Sunday, January 14, 2007

Waking East, Dying North

I learned this from reading Tony Hillerman's Navajo Tribal Police mysteries. They're fun.

Based on what I've read, the Navajo people believe in Gods, but the gods are just sort of super-humans, with their own problems. Humans are merely human, full of problematic inconsistencies, in other words, just what you see in the mirror, nothing more, nothing less.

In an interesting twist, traditional Navajo belief is that when you die, the 'good' in you moves on, in a four day journey, to the next life. Left behind are your 'bad' aspects.

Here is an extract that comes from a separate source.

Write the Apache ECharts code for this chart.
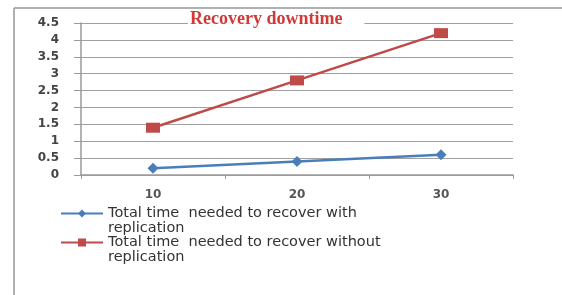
<!DOCTYPE html>
<html><head><meta charset="utf-8">
<script src="https://cdn.jsdelivr.net/npm/echarts@6/dist/echarts.min.js"></script>
<style>html,body{margin:0;padding:0;background:#fff}#c{width:562px;height:295px}</style>
</head><body><div id="c"></div>
<script>
const categories = ['10', '20', '30'];
const withReplication = [0.2, 0.4, 0.6];
const withoutReplication = [1.4, 2.8, 4.2];
const seriesNames = ['Total time  needed to recover with\nreplication', 'Total time  needed to recover without\nreplication'];
const titleText = 'Recovery downtime';

const legendText = {fontFamily: 'DejaVu Sans', fontSize: 14.5, color: '#333', lineHeight: 15};
const legendFmt = name => ' \n' + name;
const chart = echarts.init(document.getElementById('c'), null, {renderer: 'canvas'});
chart.setOption({
  animation: false,
  backgroundColor: '#fff',
  graphic: [
    {type: 'line', shape: {x1: 14, y1: 8, x2: 562, y2: 8}, style: {stroke: '#b0b0b0', lineWidth: 2}},
    {type: 'line', shape: {x1: 14, y1: 8, x2: 14, y2: 295}, style: {stroke: '#b0b0b0', lineWidth: 2}}
  ],
  title: {
    text: titleText, left: 188, top: 9,
    backgroundColor: '#fff', padding: [1, 22, 1, 2],
    textStyle: {fontFamily: 'Liberation Serif', fontWeight: 'bold', fontSize: 18, color: '#d23a3a'}
  },
  grid: {left: 81, right: 49, top: 23, bottom: 120, containLabel: false},
  xAxis: {
    type: 'category', data: categories, boundaryGap: true,
    axisLine: {lineStyle: {color: '#9a9a9a', width: 1.5}},
    axisTick: {show: true, length: 4, inside: false, lineStyle: {color: '#9a9a9a'}},
    axisLabel: {margin: 14, color: '#555', fontFamily: 'DejaVu Sans', fontWeight: 'bold', fontSize: 12}
  },
  yAxis: {
    type: 'value', min: 0, max: 4.5, interval: 0.5,
    axisLine: {show: true, lineStyle: {color: '#9a9a9a', width: 1.5}},
    axisTick: {show: true, length: 7, lineStyle: {color: '#9a9a9a'}},
    splitLine: {lineStyle: {color: '#a0a0a0', width: 1.2}},
    axisLabel: {margin: 22, color: '#444', fontFamily: 'DejaVu Sans', fontWeight: 'bold', fontSize: 12}
  },
  legend: [
    {
      orient: 'vertical', left: 60, top: 191, itemWidth: 42, itemHeight: 10, padding: 0,
      data: [seriesNames[0]], textStyle: legendText, formatter: legendFmt
    },
    {
      orient: 'vertical', left: 60, top: 220, itemWidth: 42, itemHeight: 10, padding: 0,
      data: [seriesNames[1]], textStyle: legendText, formatter: legendFmt
    }
  ],
  series: [
    {
      name: seriesNames[0], type: 'line', data: withReplication,
      symbol: 'diamond', symbolSize: 11,
      itemStyle: {color: '#4a7ebb'}, lineStyle: {color: '#4a7ebb', width: 2.5}
    },
    {
      name: seriesNames[1], type: 'line', data: withoutReplication,
      symbol: 'rect', symbolSize: [14, 10],
      itemStyle: {color: '#be4b48'}, lineStyle: {color: '#be4b48', width: 2.5}
    }
  ]
});
</script></body></html>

And this 'bad' karma stays behind as a palpable presence. So if at all possible, traditional Navajo don't die 'inside.' Especially not in the hogan where the family lives. Navajo death beds are always outdoors. If a person does die inside a hogan, that hogan becomes a 'death hogan' and no traditional Navajo will live in it.

The Navajo hogan is built in a place that enjoys a 'pretty' view. ('Pretty,' of course, is in the eye of the beholder.) The entrance to the hogan always faces east, so that in the morning the inhabitants can more easily say good morning to the Sun.

If someone dies in a hogan, an exit is punched through the north wall of the hogan and the body is taken out that way. So if you're hiking in the four-corners area of the USA, and you come across a hogan with a rough doorway punched though the north wall, that's a death hogan, and there's a sort of a ghost inside. Best stay out.

The Navajo, like many 'simple' people, are essentially socialists. If you accumulate more than you need, you have to search among your relatives and your neighbors for those who are in need, and you give away what you have extra. Weird, huh?

3 comments:

L. said...

Interesting post, Bert!

Bert Bananas said...

Aw, you're too kind, Grammikins!

Nessa said...

I love Tony Hillerman's novels. They are very interesting. I love the everyday spiritualism.